SAVING THE LONGFIN SMELT

Longfin smelt were once one of the most abundant open-water fishes in the San Francisco Bay Estuary — commercially important fish, key to the Bay food web. Today the species' numbers have plummeted to record lows in the Bay-Delta, and it's nearing extinction in other Northern California estuaries. Due to poor management of California's largest estuary ecosystem, which has allowed excessive water diversions and reduced freshwater flow into the Bay, the longfin smelt has undergone two catastrophic declines in just 20 years.

Formerly so common that it supported a commercial fishery in San Francisco Bay, the longfin smelt was long assumed by government agencies to be undeserving of Endangered Species Act protection. But this fish is far from immune to the devastation of its habitat, and its rapidly falling numbers are a bright-red flag. To ensure that the smelt receives the protection it needs, in 2007 the Center, Bay Institute and Natural Resources Defense Council petitioned for state endangered species protection for the longfin smelt in California and federal endangered species protection for the San Francisco estuary population. Eventually, both petitions were received positively, and in 2009, the California Fish and Game Commission voted to declare the smelt threatened under the state's Endangered Species Act. But the U.S. Fish and Wildlife Service responded to our petition and a notice of intent to sue by denying federal protection to the San Francisco Bay-Delta population while promising to look at the status of the species as a whole. . 

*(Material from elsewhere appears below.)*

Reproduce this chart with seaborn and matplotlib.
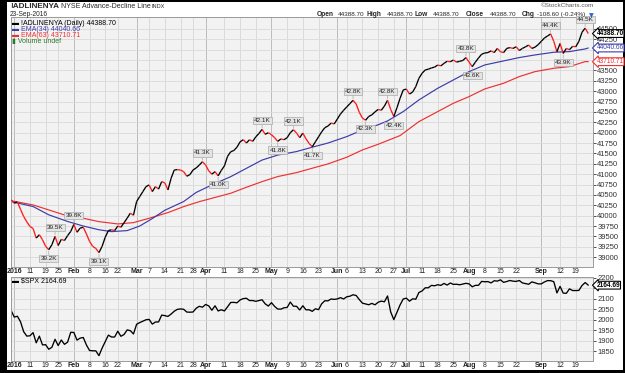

To ensure the fish earns federal protection in the Bay-Delta before it's too late, in 2009 the Center sued the Service for its failure to heed the longfin smelt's danger, and in 2011, the agency announced it would rethink its decision on the Bay-Delta population. But in 2012, while the Service determined this population warranted protection, the agency declined to provide it, adding the fish to the it the "candidate" list.